AI, social media and changing discovery habits
Digital discovery is reshaping purchasing decisions. Almost two‑thirds of shoppers find seasonal ranges in shops inspiring, and 52% say they have spotted gifts on social media, with 35% saying social content influences what they buy. Short‑form video content influences 34% of shoppers overall and 57% of those with young children, accelerating the pace at which trends translate into baskets.
AI is already a practical layer in gifting decisions: one in three shoppers expect to use AI tools for gift ideas, rising to 60% among households with young families. Separate research shows 42% of consumers have already used AI to choose a gift. Shoppers are explicit about what will tip a purchase: 73% want dedicated Mother’s Day displays and gift bundles, 70% want loyalty card pricing, 68% seek limited‑edition products, and 66% expect personalisation options—signalling that curated convenience, novelty and tailored offers will matter.
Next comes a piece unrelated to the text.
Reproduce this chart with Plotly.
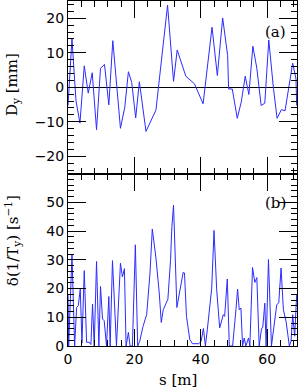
import plotly.graph_objects as go
from plotly.subplots import make_subplots

# Panel (a): vertical dispersion D_y [mm] vs s [m]
s_a = [0.0, 1.2, 2.4, 3.6, 4.9, 6.1, 7.3, 8.6, 9.8, 11.0, 12.3, 13.5, 15.8, 17.1,
       18.2, 19.2, 20.4, 21.5, 23.5, 26.5, 30.0, 31.8, 32.9, 35.5, 38.1, 40.7,
       43.4, 45.0, 46.6, 48.1, 48.4, 49.5, 51.0, 52.2, 53.4, 54.5, 55.7, 56.9,
       58.2, 59.3, 60.5, 61.9, 63.0, 64.3, 65.4, 66.5, 67.7, 68.7, 68.9]
dy_a = [-5.3, 14.0, -3.9, -10.4, 6.2, -1.7, 4.2, -12.3, 5.5, 6.6, -5.1, 13.5, -11.9, -5.8,
        4.5, 1.4, -8.9, 1.6, -12.8, -6.6, 23.8, 1.7, 10.8, 3.2, 1.0, -4.8,
        17.4, 3.4, 20.1, 9.2, -0.5, -0.5, -9.0, -4.3, 3.2, -2.1, 11.9, 5.5,
        -5.3, -4.6, 13.7, -0.3, -9.0, -6.5, -6.8, -0.5, 7.0, 2.4, -5.3]

# Panel (b): delta(1/T_y) [s^-1] vs s [m]
s_b = [0.0, 0.2, 1.2, 2.0, 2.6, 3.1, 3.7, 4.2, 4.9, 5.6, 6.4, 6.9, 7.4, 7.9, 8.6, 9.3,
       9.8, 10.4, 10.9, 11.6, 12.3, 12.7, 13.4, 14.6, 15.8, 16.4, 17.0, 17.5, 18.2,
       18.7, 19.4, 20.3, 21.0, 21.6, 22.6, 23.7, 24.7, 25.4, 26.5, 27.5, 28.1, 28.7,
       30.1, 30.9, 31.3, 31.8, 32.8, 33.3, 34.0, 34.7, 35.1, 35.7, 36.7, 37.5, 39.4,
       40.1, 40.8, 41.4, 42.0, 43.3, 44.0, 44.8, 45.7, 46.8, 47.2, 48.0, 48.6, 49.6,
       50.6, 51.1, 51.6, 52.1, 52.6, 53.1, 53.6, 54.4, 54.8, 55.6, 56.3, 56.9, 57.6,
       58.3, 58.7, 59.3, 59.7, 60.4, 61.3, 61.9, 62.9, 63.5, 64.2, 64.9, 65.7, 66.7,
       67.2, 67.7, 68.3, 68.9]
v_b = [17.8, 0.0, 31.7, 0.0, 13.4, 14.0, 19.8, 1.0, 26.2, 1.3, 1.3, 0.5, 14.6, 0.0, 29.4, 0.0,
       20.7, 9.4, 8.8, 0.0, 17.2, 0.0, 29.7, 0.0, 28.8, 24.0, 26.9, 0.0, 4.7,
       0.0, 0.0, 35.2, 0.0, 1.6, 6.8, 10.9, 25.3, 40.7, 30.6, 18.4, 8.2, 12.6,
       16.3, 30.0, 41.5, 49.0, 13.4, 16.7, 20.7, 25.6, 25.4, 10.3, 2.2, 0.8, 0.8,
       1.6, 6.1, 0.0, 5.9, 20.1, 40.2, 19.6, 6.3, 10.9, 10.3, 23.3, 0.0, 0.0,
       12.6, 19.8, 12.6, 13.2, 0.0, 2.8, 0.0, 2.8, 0.0, 27.3, 22.1, 23.8, 0.0,
       5.9, 6.6, 14.9, 0.0, 30.1, 0.0, 6.3, 14.4, 15.0, 27.1, 12.6, 8.6, 0.0,
       1.6, 10.9, 3.4, 17.8]

x_ticks = [0, 20, 40, 60]

fig = make_subplots(rows=2, cols=1, shared_xaxes=False, vertical_spacing=0.0)

line_style = dict(color="#2b2bff", width=1)
fig.add_trace(go.Scatter(x=s_a, y=dy_a, mode="lines", line=line_style, showlegend=False), row=1, col=1)
fig.add_trace(go.Scatter(x=s_b, y=v_b, mode="lines", line=line_style, showlegend=False), row=2, col=1)

tickfont = dict(family="DejaVu Sans", size=14, color="black")
common_axis = dict(showline=True, linecolor="black", linewidth=1, mirror="ticks",
                   ticks="inside", tickcolor="black", tickwidth=1, showgrid=False,
                   tickfont=tickfont)

fig.update_layout(
    width=300, height=391,
    margin=dict(l=68, r=3, t=1, b=45),
    paper_bgcolor="white", plot_bgcolor="white",
    xaxis=dict(domain=[0, 1], range=[0, 69], tickvals=x_ticks, ticklen=17,
               showticklabels=False, zeroline=False,
               minor=dict(dtick=4, tick0=0, ticklen=6, ticks="inside", tickcolor="black"),
               **common_axis),
    yaxis=dict(domain=[0.5, 1], range=[-25, 25], dtick=10, tick0=0, ticklen=18,
               zeroline=True, zerolinecolor="black", zerolinewidth=1,
               minor=dict(dtick=2, tick0=0, ticklen=6, ticks="inside", tickcolor="black"),
               **common_axis),
    xaxis2=dict(domain=[0, 1], range=[0, 69], tickvals=x_ticks, ticklen=17,
                zeroline=False,
                minor=dict(dtick=4, tick0=0, ticklen=6, ticks="inside", tickcolor="black"),
                **common_axis),
    yaxis2=dict(domain=[0, 0.5], range=[0, 60], tickvals=[0, 10, 20, 30, 40, 50], ticklen=18,
                zeroline=False,
                minor=dict(dtick=2, tick0=0, ticklen=6, ticks="inside", tickcolor="black"),
                **common_axis),
)

serif = dict(family="DejaVu Serif", size=15, color="black")
fig.add_annotation(text="D<sub>y</sub> [mm]", xref="paper", yref="paper",
                   x=-0.2445, y=0.7565, xanchor="center", yanchor="middle",
                   textangle=-90, showarrow=False, font=serif)
fig.add_annotation(text="δ(1/T<sub>y</sub>) [s<sup>−1</sup>]", xref="paper", yref="paper",
                   x=-0.2445, y=0.304, xanchor="center", yanchor="middle",
                   textangle=-90, showarrow=False, font=serif)
fig.add_annotation(text="s [m]", xref="paper", yref="paper",
                   x=0.48, y=-0.0986, xanchor="center", yanchor="middle",
                   showarrow=False, font=serif)
fig.add_annotation(text="(a)", xref="paper", yref="paper",
                   x=0.904, y=0.910, xanchor="center", yanchor="middle",
                   showarrow=False, font=serif)
fig.add_annotation(text="(b)", xref="paper", yref="paper",
                   x=0.904, y=0.4145, xanchor="center", yanchor="middle",
                   showarrow=False, font=serif)

fig.write_html("out.html", config={"displayModeBar": False},
               post_script="document.body.style.margin='0';")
Last‑minute flower peaks and the operational risk at checkout
Demand is not just growing; it is concentrating. Payments analysis shows floral purchases spike sharply on the final day before the celebration, with online flower sales surging 67% on that last day compared with the monthly daily average. That extreme peak is paired with earlier planner activity across the run‑up, creating a compressed window for merchants to convert shoppers and recover from any performance problems.
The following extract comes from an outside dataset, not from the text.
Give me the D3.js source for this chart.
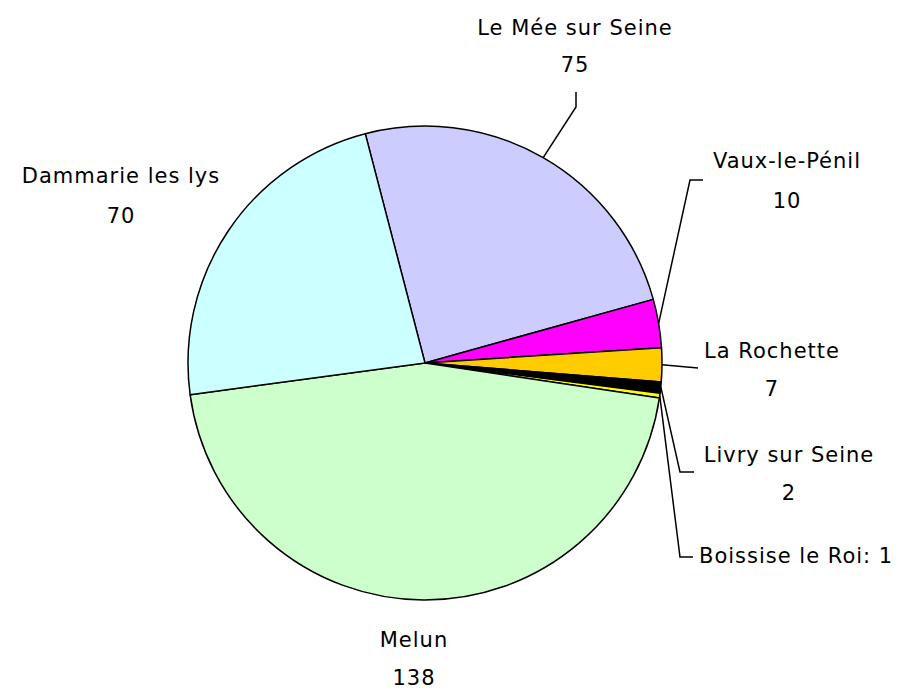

The operational takeaway is clear: resilience at checkout has become part of the product promise. A late surge in buying leaves little time to remediate outages or slowdowns, and merchants face the combined challenge of converting machine‑assisted inspiration and fast‑moving social trends while standing up payment and fulfilment infrastructure that can absorb sharp, last‑minute spikes.
Retailers responding to these signals will need to align creative merchandising, personalised offers and checkout robustness to capture both the early planners and the last‑minute flower buyers who define the season’s volatility.